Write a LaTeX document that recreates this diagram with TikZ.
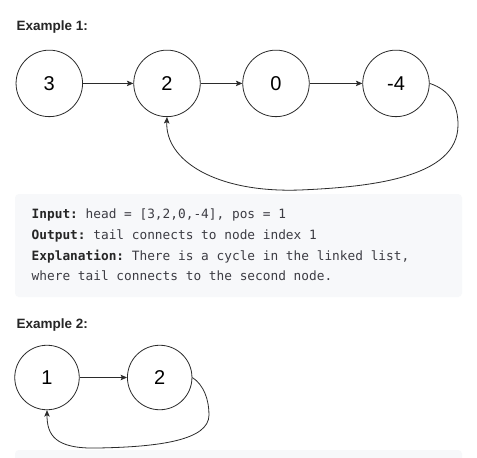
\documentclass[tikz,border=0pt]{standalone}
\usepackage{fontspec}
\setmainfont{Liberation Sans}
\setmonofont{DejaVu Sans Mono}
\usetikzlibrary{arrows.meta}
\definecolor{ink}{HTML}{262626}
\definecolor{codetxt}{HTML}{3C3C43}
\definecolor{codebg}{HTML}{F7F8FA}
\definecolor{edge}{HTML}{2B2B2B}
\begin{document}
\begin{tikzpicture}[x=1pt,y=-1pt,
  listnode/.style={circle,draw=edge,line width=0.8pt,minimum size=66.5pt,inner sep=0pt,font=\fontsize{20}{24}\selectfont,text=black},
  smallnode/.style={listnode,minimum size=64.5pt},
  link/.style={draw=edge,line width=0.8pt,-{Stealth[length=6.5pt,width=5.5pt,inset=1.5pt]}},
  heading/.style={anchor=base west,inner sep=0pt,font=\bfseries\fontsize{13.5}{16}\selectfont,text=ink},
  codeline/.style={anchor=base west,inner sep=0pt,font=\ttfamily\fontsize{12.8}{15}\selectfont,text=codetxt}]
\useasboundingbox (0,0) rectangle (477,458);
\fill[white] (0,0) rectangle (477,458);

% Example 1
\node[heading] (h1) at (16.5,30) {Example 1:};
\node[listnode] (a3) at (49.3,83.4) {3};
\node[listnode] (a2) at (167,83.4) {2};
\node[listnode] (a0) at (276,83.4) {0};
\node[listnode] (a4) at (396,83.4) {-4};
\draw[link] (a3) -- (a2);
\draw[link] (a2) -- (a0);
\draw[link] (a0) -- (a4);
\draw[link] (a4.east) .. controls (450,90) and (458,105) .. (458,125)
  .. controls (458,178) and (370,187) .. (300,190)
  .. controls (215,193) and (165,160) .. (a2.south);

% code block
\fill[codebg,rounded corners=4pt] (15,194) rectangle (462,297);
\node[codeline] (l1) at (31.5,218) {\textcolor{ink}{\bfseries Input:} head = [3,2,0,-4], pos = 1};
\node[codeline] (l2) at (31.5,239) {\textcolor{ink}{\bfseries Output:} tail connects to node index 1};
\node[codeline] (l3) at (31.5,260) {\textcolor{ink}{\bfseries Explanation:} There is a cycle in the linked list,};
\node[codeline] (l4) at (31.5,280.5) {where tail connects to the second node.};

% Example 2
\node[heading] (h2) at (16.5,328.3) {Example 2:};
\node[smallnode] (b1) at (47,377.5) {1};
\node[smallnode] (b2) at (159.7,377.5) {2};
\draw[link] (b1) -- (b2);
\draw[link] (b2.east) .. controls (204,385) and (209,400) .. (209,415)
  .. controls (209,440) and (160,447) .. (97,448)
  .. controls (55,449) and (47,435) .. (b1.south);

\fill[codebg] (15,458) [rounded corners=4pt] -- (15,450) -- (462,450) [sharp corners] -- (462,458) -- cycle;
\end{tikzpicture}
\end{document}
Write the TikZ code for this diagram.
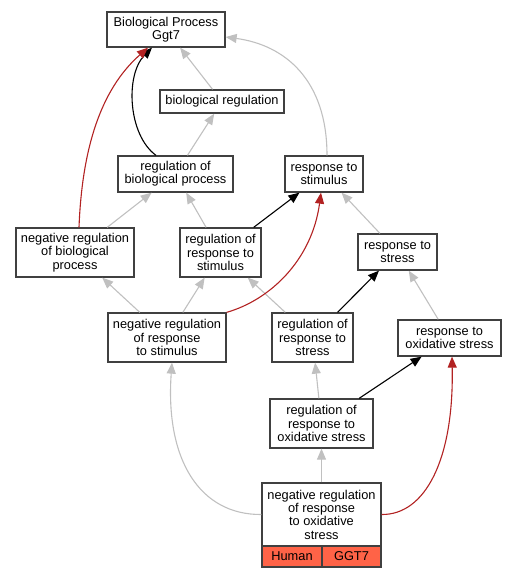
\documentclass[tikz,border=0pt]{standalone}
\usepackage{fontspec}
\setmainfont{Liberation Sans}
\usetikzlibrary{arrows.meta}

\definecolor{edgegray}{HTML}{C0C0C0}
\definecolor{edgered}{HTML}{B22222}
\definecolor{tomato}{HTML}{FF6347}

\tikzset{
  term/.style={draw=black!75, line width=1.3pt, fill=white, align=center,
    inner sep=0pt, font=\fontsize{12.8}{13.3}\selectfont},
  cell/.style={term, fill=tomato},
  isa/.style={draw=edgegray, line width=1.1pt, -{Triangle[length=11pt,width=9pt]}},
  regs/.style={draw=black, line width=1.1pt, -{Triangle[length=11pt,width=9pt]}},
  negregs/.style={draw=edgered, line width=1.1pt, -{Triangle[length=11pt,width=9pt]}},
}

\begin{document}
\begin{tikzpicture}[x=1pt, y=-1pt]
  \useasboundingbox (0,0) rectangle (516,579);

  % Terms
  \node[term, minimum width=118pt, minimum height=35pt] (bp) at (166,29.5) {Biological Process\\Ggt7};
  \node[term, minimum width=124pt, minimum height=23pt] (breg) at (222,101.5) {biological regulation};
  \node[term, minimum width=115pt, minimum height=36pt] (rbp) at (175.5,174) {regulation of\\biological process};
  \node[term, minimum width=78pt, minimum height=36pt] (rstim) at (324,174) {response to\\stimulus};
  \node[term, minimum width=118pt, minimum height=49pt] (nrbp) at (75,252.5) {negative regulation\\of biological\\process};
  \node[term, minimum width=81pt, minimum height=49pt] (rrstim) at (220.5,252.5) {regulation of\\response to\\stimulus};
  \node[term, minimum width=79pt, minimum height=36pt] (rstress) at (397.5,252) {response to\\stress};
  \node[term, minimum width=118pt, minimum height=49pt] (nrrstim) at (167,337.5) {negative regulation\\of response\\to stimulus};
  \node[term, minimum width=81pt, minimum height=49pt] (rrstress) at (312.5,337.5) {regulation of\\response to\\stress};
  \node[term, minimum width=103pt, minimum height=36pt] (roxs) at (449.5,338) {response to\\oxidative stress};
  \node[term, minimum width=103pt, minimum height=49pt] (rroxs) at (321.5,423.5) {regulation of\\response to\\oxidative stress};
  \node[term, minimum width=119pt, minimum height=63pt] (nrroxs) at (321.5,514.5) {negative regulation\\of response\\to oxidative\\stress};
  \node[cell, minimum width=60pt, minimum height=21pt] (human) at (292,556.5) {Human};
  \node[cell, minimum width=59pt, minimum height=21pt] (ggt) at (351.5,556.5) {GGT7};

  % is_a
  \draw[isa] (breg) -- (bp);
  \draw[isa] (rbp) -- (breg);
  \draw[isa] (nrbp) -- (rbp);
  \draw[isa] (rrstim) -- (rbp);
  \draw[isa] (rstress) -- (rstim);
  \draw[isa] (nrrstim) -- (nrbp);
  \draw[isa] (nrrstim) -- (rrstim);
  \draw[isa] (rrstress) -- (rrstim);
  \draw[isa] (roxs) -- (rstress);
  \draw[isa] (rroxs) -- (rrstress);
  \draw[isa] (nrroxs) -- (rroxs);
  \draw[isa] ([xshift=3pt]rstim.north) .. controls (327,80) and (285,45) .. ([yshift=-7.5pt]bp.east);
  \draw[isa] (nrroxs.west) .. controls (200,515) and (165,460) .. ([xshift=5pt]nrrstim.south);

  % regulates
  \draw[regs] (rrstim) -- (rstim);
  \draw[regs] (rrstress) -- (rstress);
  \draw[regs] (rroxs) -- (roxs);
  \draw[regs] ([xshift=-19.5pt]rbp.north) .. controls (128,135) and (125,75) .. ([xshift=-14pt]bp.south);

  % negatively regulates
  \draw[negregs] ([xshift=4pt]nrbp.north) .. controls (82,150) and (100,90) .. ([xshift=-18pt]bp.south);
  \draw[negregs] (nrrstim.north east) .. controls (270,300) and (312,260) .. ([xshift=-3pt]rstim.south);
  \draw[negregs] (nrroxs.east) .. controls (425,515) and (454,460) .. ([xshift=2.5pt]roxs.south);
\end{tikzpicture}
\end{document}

_TASK_
Every entry should be returned exactly as written, minus the pictures.

_TASK RESULT_
Write a LaTeX document that recreates this diagram with TikZ.
\documentclass[tikz,border=0pt]{standalone}
\usepackage{fontspec}
\setmainfont{Liberation Sans}
\setmonofont{DejaVu Sans Mono}
\usetikzlibrary{arrows.meta}
\definecolor{ink}{HTML}{262626}
\definecolor{codetxt}{HTML}{3C3C43}
\definecolor{codebg}{HTML}{F7F8FA}
\definecolor{edge}{HTML}{2B2B2B}
\begin{document}
\begin{tikzpicture}[x=1pt,y=-1pt,
  listnode/.style={circle,draw=edge,line width=0.8pt,minimum size=66.5pt,inner sep=0pt,font=\fontsize{20}{24}\selectfont,text=black},
  smallnode/.style={listnode,minimum size=64.5pt},
  link/.style={draw=edge,line width=0.8pt,-{Stealth[length=6.5pt,width=5.5pt,inset=1.5pt]}},
  heading/.style={anchor=base west,inner sep=0pt,font=\bfseries\fontsize{13.5}{16}\selectfont,text=ink},
  codeline/.style={anchor=base west,inner sep=0pt,font=\ttfamily\fontsize{12.8}{15}\selectfont,text=codetxt}]
\useasboundingbox (0,0) rectangle (477,458);
\fill[white] (0,0) rectangle (477,458);

% Example 1
\node[heading] (h1) at (16.5,30) {Example 1:};
\node[listnode] (a3) at (49.3,83.4) {3};
\node[listnode] (a2) at (167,83.4) {2};
\node[listnode] (a0) at (276,83.4) {0};
\node[listnode] (a4) at (396,83.4) {-4};
\draw[link] (a3) -- (a2);
\draw[link] (a2) -- (a0);
\draw[link] (a0) -- (a4);
\draw[link] (a4.east) .. controls (450,90) and (458,105) .. (458,125)
  .. controls (458,178) and (370,187) .. (300,190)
  .. controls (215,193) and (165,160) .. (a2.south);

% code block
\fill[codebg,rounded corners=4pt] (15,194) rectangle (462,297);
\node[codeline] (l1) at (31.5,218) {\textcolor{ink}{\bfseries Input:} head = [3,2,0,-4], pos = 1};
\node[codeline] (l2) at (31.5,239) {\textcolor{ink}{\bfseries Output:} tail connects to node index 1};
\node[codeline] (l3) at (31.5,260) {\textcolor{ink}{\bfseries Explanation:} There is a cycle in the linked list,};
\node[codeline] (l4) at (31.5,280.5) {where tail connects to the second node.};

% Example 2
\node[heading] (h2) at (16.5,328.3) {Example 2:};
\node[smallnode] (b1) at (47,377.5) {1};
\node[smallnode] (b2) at (159.7,377.5) {2};
\draw[link] (b1) -- (b2);
\draw[link] (b2.east) .. controls (204,385) and (209,400) .. (209,415)
  .. controls (209,440) and (160,447) .. (97,448)
  .. controls (55,449) and (47,435) .. (b1.south);

\fill[codebg] (15,458) [rounded corners=4pt] -- (15,450) -- (462,450) [sharp corners] -- (462,458) -- cycle;
\end{tikzpicture}
\end{document}
Write the TikZ code for this diagram.
\documentclass[tikz,border=0pt]{standalone}
\usepackage{fontspec}
\setmainfont{Liberation Sans}
\usetikzlibrary{arrows.meta}

\definecolor{edgegray}{HTML}{C0C0C0}
\definecolor{edgered}{HTML}{B22222}
\definecolor{tomato}{HTML}{FF6347}

\tikzset{
  term/.style={draw=black!75, line width=1.3pt, fill=white, align=center,
    inner sep=0pt, font=\fontsize{12.8}{13.3}\selectfont},
  cell/.style={term, fill=tomato},
  isa/.style={draw=edgegray, line width=1.1pt, -{Triangle[length=11pt,width=9pt]}},
  regs/.style={draw=black, line width=1.1pt, -{Triangle[length=11pt,width=9pt]}},
  negregs/.style={draw=edgered, line width=1.1pt, -{Triangle[length=11pt,width=9pt]}},
}

\begin{document}
\begin{tikzpicture}[x=1pt, y=-1pt]
  \useasboundingbox (0,0) rectangle (516,579);

  % Terms
  \node[term, minimum width=118pt, minimum height=35pt] (bp) at (166,29.5) {Biological Process\\Ggt7};
  \node[term, minimum width=124pt, minimum height=23pt] (breg) at (222,101.5) {biological regulation};
  \node[term, minimum width=115pt, minimum height=36pt] (rbp) at (175.5,174) {regulation of\\biological process};
  \node[term, minimum width=78pt, minimum height=36pt] (rstim) at (324,174) {response to\\stimulus};
  \node[term, minimum width=118pt, minimum height=49pt] (nrbp) at (75,252.5) {negative regulation\\of biological\\process};
  \node[term, minimum width=81pt, minimum height=49pt] (rrstim) at (220.5,252.5) {regulation of\\response to\\stimulus};
  \node[term, minimum width=79pt, minimum height=36pt] (rstress) at (397.5,252) {response to\\stress};
  \node[term, minimum width=118pt, minimum height=49pt] (nrrstim) at (167,337.5) {negative regulation\\of response\\to stimulus};
  \node[term, minimum width=81pt, minimum height=49pt] (rrstress) at (312.5,337.5) {regulation of\\response to\\stress};
  \node[term, minimum width=103pt, minimum height=36pt] (roxs) at (449.5,338) {response to\\oxidative stress};
  \node[term, minimum width=103pt, minimum height=49pt] (rroxs) at (321.5,423.5) {regulation of\\response to\\oxidative stress};
  \node[term, minimum width=119pt, minimum height=63pt] (nrroxs) at (321.5,514.5) {negative regulation\\of response\\to oxidative\\stress};
  \node[cell, minimum width=60pt, minimum height=21pt] (human) at (292,556.5) {Human};
  \node[cell, minimum width=59pt, minimum height=21pt] (ggt) at (351.5,556.5) {GGT7};

  % is_a
  \draw[isa] (breg) -- (bp);
  \draw[isa] (rbp) -- (breg);
  \draw[isa] (nrbp) -- (rbp);
  \draw[isa] (rrstim) -- (rbp);
  \draw[isa] (rstress) -- (rstim);
  \draw[isa] (nrrstim) -- (nrbp);
  \draw[isa] (nrrstim) -- (rrstim);
  \draw[isa] (rrstress) -- (rrstim);
  \draw[isa] (roxs) -- (rstress);
  \draw[isa] (rroxs) -- (rrstress);
  \draw[isa] (nrroxs) -- (rroxs);
  \draw[isa] ([xshift=3pt]rstim.north) .. controls (327,80) and (285,45) .. ([yshift=-7.5pt]bp.east);
  \draw[isa] (nrroxs.west) .. controls (200,515) and (165,460) .. ([xshift=5pt]nrrstim.south);

  % regulates
  \draw[regs] (rrstim) -- (rstim);
  \draw[regs] (rrstress) -- (rstress);
  \draw[regs] (rroxs) -- (roxs);
  \draw[regs] ([xshift=-19.5pt]rbp.north) .. controls (128,135) and (125,75) .. ([xshift=-14pt]bp.south);

  % negatively regulates
  \draw[negregs] ([xshift=4pt]nrbp.north) .. controls (82,150) and (100,90) .. ([xshift=-18pt]bp.south);
  \draw[negregs] (nrrstim.north east) .. controls (270,300) and (312,260) .. ([xshift=-3pt]rstim.south);
  \draw[negregs] (nrroxs.east) .. controls (425,515) and (454,460) .. ([xshift=2.5pt]roxs.south);
\end{tikzpicture}
\end{document}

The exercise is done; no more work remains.